There’s no formal public celebration and city officials say that because of the pandemic it might not be safe to hold a victory parade until next year. Fans can’t even go to a pub to raise a glass of cheer until next week and no one is allowed to attend any of Liverpool’s remaining seven games.
“It’s not the way we would have planned to celebrate if you’d asked us at the start of the year,” said Josh Sexton, the editor of The Anfield Wrap, a website that covers the team. He celebrated at home on Thursday with his mother and brother after Chelsea defeated second-placed Manchester City 2-1 to give Liverpool an insurmountable lead atop the standings. “I’m sort of quite hopeful that the club will eventually put something on for the fans, whether that be a parade or some kind of big celebration where people can hopefully go and the club can make it safe for them.”
Some fans couldn’t resist the urge to rejoice and several hundred turned up outside of Anfield stadium Thursday night, only to be met by police officers who told them to go home.
“In the days ahead, we urge supporters to do the right thing and celebrate safely with members of your household and in your social bubble,” said a statement from Rob Carden, Assistant Chief Constable for Merseyside Police. “By doing this you keep yourself, your family, friends and neighbours safe.”
There’s good reason for caution. Britain has had more than 309,000 confirmed cases of the virus and more than 43,000 people have died. The Liverpool area has suffered one of the highest infection rates in the country and the region has recorded more deaths in recent weeks than anywhere else in the United Kingdom.
The government has begun easing lockdown measures imposed in March. By July 4, most of the economy will have reopened, including pubs, restaurants, museums and hotels. Some restrictions will remain in place and there has been growing concern that a handful of regions, including Liverpool, have shown signs of a flare-up.

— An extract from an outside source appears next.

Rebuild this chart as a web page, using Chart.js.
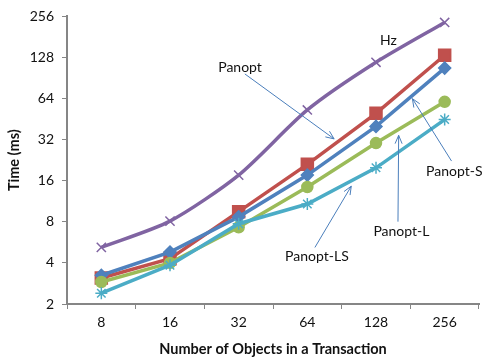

The Premier League resumed play on June 17 after a three-month suspension with nine games remaining for most clubs. But all of the games are being played behind closed doors and the players and staff have been following strict testing regimes.

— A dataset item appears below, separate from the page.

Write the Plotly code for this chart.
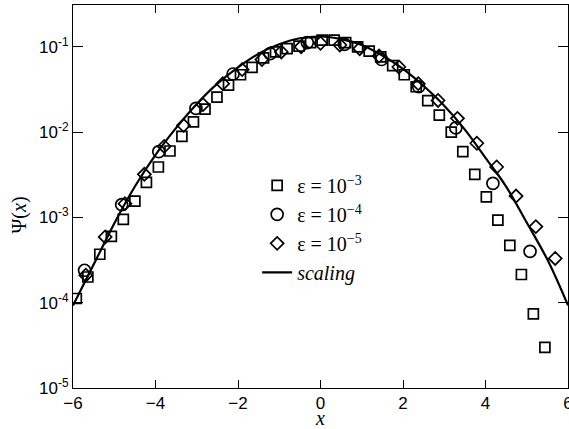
import plotly.graph_objects as go

# eps = 1e-3 (squares)
sq_x = [-5.92, -5.64, -5.35, -5.07, -4.78, -4.50, -4.22, -3.93, -3.65, -3.36,
        -3.08, -2.80, -2.51, -2.23, -1.94, -1.66, -1.38, -1.09, -0.81, -0.52,
        -0.24, 0.04, 0.33, 0.61, 0.90, 1.18, 1.46, 1.75, 2.03, 2.32,
        2.60, 2.88, 3.17, 3.45, 3.74, 4.02, 4.30, 4.59, 4.87, 5.16, 5.44]
sq_y = [1.12e-4, 2.0e-4, 3.7e-4, 6.0e-4, 9.5e-4, 1.55e-3, 2.57e-3, 3.9e-3, 6.0e-3, 8.9e-3,
        1.32e-2, 1.86e-2, 2.57e-2, 3.55e-2, 4.7e-2, 5.75e-2, 7.4e-2, 8.7e-2, 9.5e-2, 0.102,
        0.112, 0.120, 0.120, 0.112, 0.100, 0.089, 0.076, 0.060, 0.047, 0.034,
        0.0234, 0.0158, 0.0100, 5.9e-3, 3.2e-3, 1.74e-3, 9.3e-4, 4.7e-4, 2.14e-4, 7.4e-5, 3.0e-5]

# eps = 1e-4 (circles)
ci_x = [-5.72, -4.82, -3.92, -3.02, -2.12, -1.22, -0.32, 0.58, 1.48, 2.38, 3.28, 4.18, 5.08]
ci_y = [2.4e-4, 1.41e-3, 5.9e-3, 1.9e-2, 4.8e-2, 8.3e-2, 0.112, 0.107, 0.071, 0.034,
        0.0112, 2.5e-3, 4.0e-4]

# eps = 1e-5 (diamonds)
di_x = [-5.69, -5.22, -4.74, -4.27, -3.79, -3.32, -2.85, -2.37, -1.90, -1.42, -0.95, -0.47, 0.0,
        0.47, 0.95, 1.42, 1.90, 2.37, 2.85, 3.32, 3.79, 4.27, 4.74, 5.22, 5.69]
di_y = [2.1e-4, 5.9e-4, 1.45e-3, 3.2e-3, 6.8e-3, 1.2e-2, 2.1e-2, 3.7e-2, 5.4e-2, 7.1e-2, 8.7e-2, 0.10, 0.11,
        0.105, 0.095, 0.078, 0.058, 0.037, 0.0235, 0.0145, 7.4e-3, 3.9e-3, 1.78e-3, 7.8e-4, 3.3e-4]

# scaling curve
sc_x = [-6, -5.5, -5, -4.5, -4, -3.5, -3, -2.5, -2, -1.5, -1, -0.5, 0,
        0.5, 1, 1.5, 2, 2.5, 3, 3.5, 4, 4.5, 5, 5.5, 6]
sc_y = [9.3e-5, 2.8e-4, 8.5e-4, 2.3e-3, 5.4e-3, 1.12e-2, 2.14e-2, 3.7e-2, 5.75e-2, 8.3e-2, 0.107, 0.126, 0.132,
        0.123, 0.105, 0.079, 0.055, 0.0347, 0.0204, 0.0107, 5.0e-3, 2.3e-3, 8.7e-4, 3.2e-4, 9.3e-5]

x_ticks = [-6, -4, -2, 0, 2, 4, 6]
y_ticks = [1e-5, 1e-4, 1e-3, 1e-2, 1e-1]
y_ticktext = ["10<sup>-5</sup>", "10<sup>-4</sup>", "10<sup>-3</sup>", "10<sup>-2</sup>", "10<sup>-1</sup>"]

mk_line = dict(color="black", width=1.7)

fig = go.Figure()
fig.add_trace(go.Scatter(x=sq_x, y=sq_y, mode="markers", name="ε = 10<sup>−3</sup>",
                         marker=dict(symbol="square-open", size=10, line=mk_line, color="black")))
fig.add_trace(go.Scatter(x=ci_x, y=ci_y, mode="markers", name="ε = 10<sup>−4</sup>",
                         marker=dict(symbol="circle-open", size=12, line=mk_line, color="black")))
fig.add_trace(go.Scatter(x=di_x, y=di_y, mode="markers", name="ε = 10<sup>−5</sup>",
                         marker=dict(symbol="diamond-open", size=10, line=mk_line, color="black")))
fig.add_trace(go.Scatter(x=sc_x, y=sc_y, mode="lines", name="<i>scaling</i>",
                         line=dict(color="black", width=2.2, shape="spline")))

axis_common = dict(showline=True, linecolor="black", linewidth=1, mirror="ticks",
                   ticks="inside", tickcolor="black", showgrid=False, zeroline=False,
                   ticklabeloverflow="allow",
                   tickfont=dict(family="Liberation Sans", size=17, color="black"))

fig.update_xaxes(range=[-6, 6], tickvals=x_ticks, ticklen=8, **axis_common)
fig.update_yaxes(type="log", range=[-5, -0.51], tickvals=y_ticks, ticktext=y_ticktext,
                 ticklen=10, **axis_common)

fig.update_layout(
    template="none",
    width=569, height=429,
    margin=dict(l=73, r=1, t=5, b=41),
    paper_bgcolor="white", plot_bgcolor="white",
    showlegend=True,
    legend=dict(x=0.372, y=0.58, xanchor="left", yanchor="top",
                bgcolor="rgba(0,0,0,0)",
                font=dict(family="Liberation Serif", size=20, color="black")),
    annotations=[
        dict(text="<i>x</i>", xref="paper", yref="paper", x=0.4987, y=-0.078,
             showarrow=False, xanchor="center", yanchor="middle",
             font=dict(family="Liberation Serif", size=20, color="black")),
        dict(text="Ψ(<i>x</i>)", xref="paper", yref="paper", x=-0.108, y=0.452,
             showarrow=False, xanchor="center", yanchor="middle", textangle=-90,
             font=dict(family="Liberation Serif", size=20, color="black")),
    ],
)

# no body margin and no scrollbars, so the figure fills the window exactly
page_js = ("document.body.style.margin='0';"
           "document.documentElement.style.overflow='hidden';"
           "document.body.style.overflow='hidden';")
fig.write_html("out.html", post_script=page_js, config={"displayModeBar": False})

Liverpool had been all but certain to win the title for months and the team held a 25-point lead over Man City when the season restarted. It only took a couple of games to seal the outcome. Liverpool drew 0-0 with crosstown rivals Everton on June 21 and then smashed Crystal Palace 4-0 on Wednesday, leaving Man City forced to beat Chelsea on Thursday to remain mathematically in the hunt. City never led in the game and a late goal by Willian handed Liverpool the title.
“It’s for you. It’s for you out there. It’s incredible,” Liverpool manager Jurgen Klopp told Sky Sports after the game. He also had a message for fans eager to celebrate. “I hope you stay at home or go in front of your house if you want, but do no more, and celebrate it. I know out there it’s still difficult for a lot of people.”
Liverpool Mayor Joe Anderson was vague on Friday about when the city would be able to host a parade. “The current pandemic means there will not be a victory parade in the near future,” he said in a statement, while adding that “alternative plans” were being considered to mark the achievement when the season ends in July. “The city council is urging ecstatic fans to try and maintain social-distancing guidance to prevent the spread of coronavirus as they celebrate,” he added.
Other officials have told local media that a parade might not be possible until 2021.
The lack of a public event would be missed. Last year an estimated one million people lined the city’s streets for a parade after Liverpool won the Champions League. That victory and the team’s current success had also been a big boost for the local economy. A study by Deloitte last year found the club supports roughly 5,700 jobs across the region and home games generate around £102-million, or $172-million, annually in revenue for hotels, restaurants, pubs and stores.
Fans such as Joe Blott don’t mind waiting a bit longer for a public party.
“It’s difficult to celebrate at the moment, but we know our moment will come at some time in the future,” said Blott, who is chairman of a fan club called the Spirit of Shankly, named after long-time manager Bill Shankly. “Listen, we’ve waited 30 years, another couple of months to see the celebration, we can live with that. … There are much worse things in the world at the moment that we have to contend with.”